La vida no es un cuento rosa en toda su extensión.
Una tormenta luminosa y estridente es una maravilla pero los truenos no son ángeles jugando a bolos.
Un beso, Ester
¡Quécurioso!
Hace tiempo que tengo unaentrada para un libro (de infancia), donde se lee...
Adorábamos la lluvia...
Otra cosa es o que vendría después. si acaso...
Besos!
Ester, estoy de acuerdo contigo:no nos educan para la muerte, a pesar de ser el único hecho seguro e infalible. Creo que el mundo y el ser humano serían diferentes si asumiésemos la muerte como parte de la vida.
Ana, la lluvia trae también recuerdos.
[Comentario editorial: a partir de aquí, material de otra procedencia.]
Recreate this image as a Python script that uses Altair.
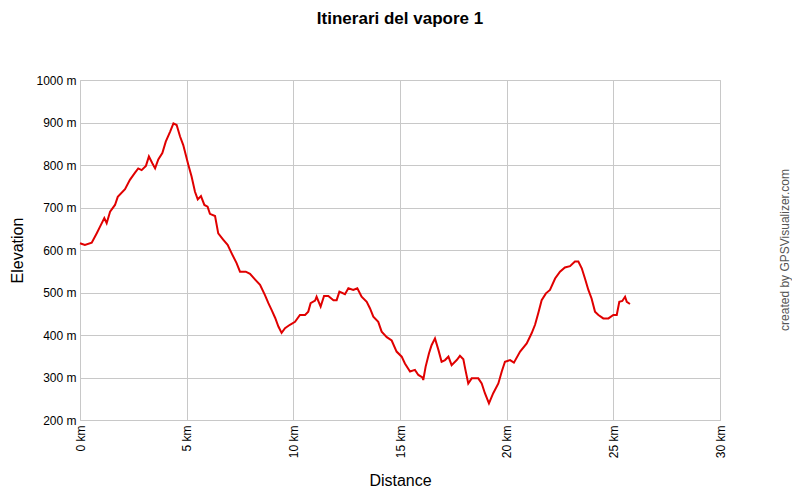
import altair as alt
import pandas as pd

distance_km = [0.0, 0.23, 0.55, 0.78, 0.94, 1.14, 1.25, 1.41, 1.64, 1.77, 2.11, 2.34, 2.58, 2.73, 2.89,
               3.09, 3.23, 3.39, 3.52, 3.67, 3.86, 4.02, 4.22, 4.38, 4.53, 4.69, 4.84, 5.08, 5.23,
               5.39, 5.52, 5.67, 5.83, 5.98, 6.09, 6.33, 6.48, 6.72, 6.92, 7.11, 7.34, 7.5, 7.77,
               7.97, 8.2, 8.44, 8.67, 8.83, 8.98, 9.15, 9.3, 9.45, 9.61, 9.84, 10.08, 10.31, 10.55,
               10.7, 10.81, 11.02, 11.09, 11.28, 11.44, 11.64, 11.88, 12.03, 12.16, 12.42, 12.58,
               12.81, 13.0, 13.2, 13.44, 13.59, 13.75, 13.98, 14.14, 14.38, 14.61, 14.84, 15.08,
               15.23, 15.47, 15.7, 15.86, 16.05, 16.09, 16.2, 16.36, 16.48, 16.64, 16.8, 16.95,
               17.11, 17.27, 17.42, 17.66, 17.81, 17.97, 18.05, 18.2, 18.36, 18.67, 18.83, 18.98,
               19.17, 19.37, 19.61, 19.77, 19.92, 20.16, 20.34, 20.63, 20.94, 21.17, 21.33, 21.48,
               21.64, 21.84, 22.03, 22.27, 22.5, 22.73, 22.97, 23.2, 23.36, 23.52, 23.67, 23.83,
               23.98, 24.14, 24.3, 24.53, 24.77, 25.0, 25.16, 25.28, 25.42, 25.55, 25.63, 25.78]
elevation_m = [616, 612, 617, 639, 655, 675, 663, 690, 706, 725, 743, 765, 782, 792, 788,
               798, 820, 804, 792, 813, 828, 855, 878, 898, 894, 867, 847, 800, 773,
               737, 719, 727, 706, 702, 685, 680, 639, 624, 612, 592, 569, 549, 549,
               544, 531, 518, 494, 475, 459, 440, 420, 405, 416, 424, 431, 447, 447,
               455, 475, 481, 490, 467, 492, 492, 482, 482, 502, 496, 510,
               506, 510, 490, 478, 463, 443, 431, 408, 395, 387, 361, 349,
               333, 314, 318, 306, 300, 294, 325, 357, 376, 392, 365, 337,
               341, 349, 329, 341, 351, 343, 322, 286, 298, 298, 286, 263,
               239, 263, 286, 314, 337, 341, 335, 361, 380, 404, 424, 451,
               482, 498, 506, 533, 549, 559, 562, 573, 573, 557, 533, 506,
               486, 455, 447, 439, 439, 447, 447, 478, 480, 490, 478, 473]

x_ticks = [0, 5, 10, 15, 20, 25, 30]
y_ticks = [200, 300, 400, 500, 600, 700, 800, 900, 1000]

title_text = "Itinerari del vapore 1"
credit_text = "created by GPSVisualizer.com"

df = pd.DataFrame({"d": distance_km, "e": elevation_m})
one = pd.DataFrame({"k": [0]})

FONT = "Liberation Sans"
GRID = "#c8c8c8"

line = alt.Chart(df).mark_line(color="#e00000", strokeWidth=2).encode(
    x=alt.X("d:Q", scale=alt.Scale(domain=[0, 30], nice=False),
            axis=alt.Axis(values=x_ticks, labelExpr="datum.value + ' km'", labelAngle=270,
                          labelAlign="right", labelBaseline="middle", labelPadding=5,
                          ticks=False, domain=False, grid=True, gridColor=GRID,
                          labelFont=FONT, labelFontSize=12, labelColor="#000",
                          title="Distance", titleFont=FONT, titleFontSize=16,
                          titleFontWeight="normal", titleColor="#000",
                          titleX=320, titleY=60, titleAlign="center", titleBaseline="middle")),
    y=alt.Y("e:Q", scale=alt.Scale(domain=[200, 1000], nice=False),
            axis=alt.Axis(values=y_ticks, labelExpr="datum.value + ' m'",
                          labelPadding=4, ticks=False, domain=False, grid=True, gridColor=GRID,
                          labelFont=FONT, labelFontSize=12, labelColor="#000",
                          title="Elevation", titleFont=FONT, titleFontSize=16,
                          titleFontWeight="normal", titleColor="#000",
                          titleX=-63, titleY=170, titleAngle=270, titleAlign="center",
                          titleBaseline="middle")),
)

title = alt.Chart(one).mark_text(font=FONT, fontSize=17, fontWeight="bold", color="#000",
                                 align="center", baseline="alphabetic").encode(
    x=alt.value(320), y=alt.value(-56), text=alt.value(title_text))

credit = alt.Chart(one).mark_text(font=FONT, fontSize=12, color="#555", angle=270,
                                  align="center", baseline="middle").encode(
    x=alt.value(705), y=alt.value(170), text=alt.value(credit_text))

chart = alt.layer(line, title, credit).properties(
    width=640, height=340,
    autosize=alt.AutoSizeParams(type="none"),
    padding={"left": 72, "top": 72, "right": 72, "bottom": 72},
).configure_view(stroke=GRID, strokeWidth=1)

chart.save("out.html", embed_options={"renderer": "svg", "actions": False})
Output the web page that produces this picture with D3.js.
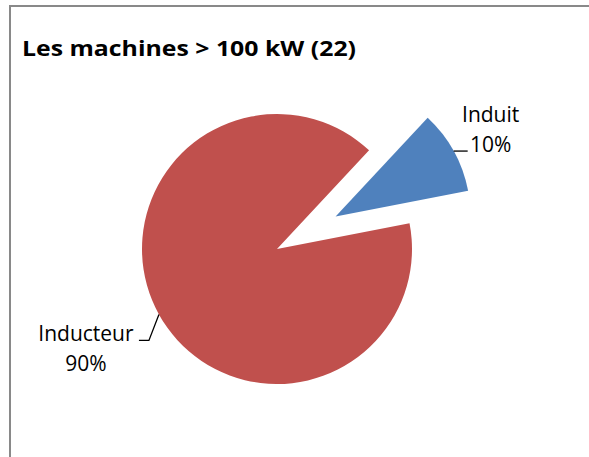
<!DOCTYPE html>
<html>
<head>
<meta charset="utf-8">
<script src="https://cdn.jsdelivr.net/npm/d3@7"></script>
<style>
  body { margin: 0; background: #fff; }
  svg text { font-family: "Open Sans", "Liberation Sans", sans-serif; }
</style>
</head>
<body>
<div id="chart"></div>
<script>
// data
const categories = ["Induit", "Inducteur"];
const values = [10, 90];
const percentLabels = ["10%", "90%"];
const colors = ["#4F81BD", "#C0504D"];
const title = "Les machines > 100 kW (22)";

const width = 589, height = 457;
const cx = 277, cy = 249, radius = 135;
const explode = 67;           // offset of the pulled-out slice
const startDeg = 43;          // first slice angle

const svg = d3.select("#chart").append("svg")
    .attr("width", width)
    .attr("height", height);

// chart area frame (only left and top edges visible in the crop)
svg.append("rect")
    .attr("x", 10).attr("y", 6)
    .attr("width", 600).attr("height", 500)
    .attr("fill", "none")
    .attr("stroke", "#898989")
    .attr("stroke-width", 2);

svg.append("text")
    .attr("x", 22).attr("y", 56)
    .attr("font-size", 22)
    .attr("font-weight", "bold")
    .attr("fill", "#000")
    .attr("textLength", 334)
    .attr("lengthAdjust", "spacingAndGlyphs")
    .text(title);

let pie = d3.pie().sort(null)
    .startAngle(startDeg * Math.PI / 180)
    .endAngle(startDeg * Math.PI / 180 + 2 * Math.PI);
let arcs = pie(values);

let arc = d3.arc().innerRadius(0).outerRadius(radius);

let g = svg.append("g").attr("transform", `translate(${cx},${cy})`);

function offsetOf(d, i) {
    if (i !== 0) return [0, 0];
    let a = (d.startAngle + d.endAngle) / 2;
    return [Math.sin(a) * explode, -Math.cos(a) * explode];
}

g.selectAll("path").data(arcs)
    .enter()
    .append("path")
    .attr("d", arc)
    .attr("transform", (d, i) => { let o = offsetOf(d, i); return `translate(${o[0]},${o[1]})`; })
    .attr("fill", (d, i) => colors[i]);

// label layout: leader line from slice edge, then text block
let labelLayout = [
    {bend: [0, 0], end: [14, 0], tx: 23, ty: -29},
    {bend: [-10, 26], end: [-20, 26], tx: -53, ty: 1}
];

arcs.forEach(function (d, i) {
    let a = (d.startAngle + d.endAngle) / 2;
    let o = offsetOf(d, i);
    let px = Math.sin(a) * radius + o[0];
    let py = -Math.cos(a) * radius + o[1];
    let L = labelLayout[i];
    let pts = [[px, py], [px + L.bend[0], py + L.bend[1]], [px + L.end[0], py + L.end[1]]];
    g.append("path")
        .attr("d", d3.line()(pts))
        .attr("fill", "none")
        .attr("stroke", "#000")
        .attr("stroke-width", 1.3);
    let t = g.append("text")
        .attr("text-anchor", "middle")
        .attr("font-size", 21)
        .attr("fill", "#000");
    let lx = px + L.end[0] + L.tx;
    let ly = py + L.end[1] + L.ty;
    t.append("tspan").attr("x", lx).attr("y", ly).text(categories[i]);
    t.append("tspan").attr("x", lx).attr("y", ly + 30).text(percentLabels[i]);
});
</script>
</body>
</html>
No sé si será el cambio climático ;), pero antes, cuando llovía, todo se te teñía de gris. Ahora...
Abrazos a las dos
Te saludo y me lo llevo. Un abrazo.
Un saludo también para ti, Loli
Deberías saber que usar fotos de otras personas incumpliendo con su licencia de uso es ilegal y denunciable:
https://www.flickr.com/photos/29474017@N08/3095881005/
Gracias por el aviso amigo. Creo que en tu Google + hay unas cuantas. Habrá que ir con cuidado ;)
Yo, por si acaso, suprimo la de esta entrada. ¡¡Tus ojos me dan mucho miedo !!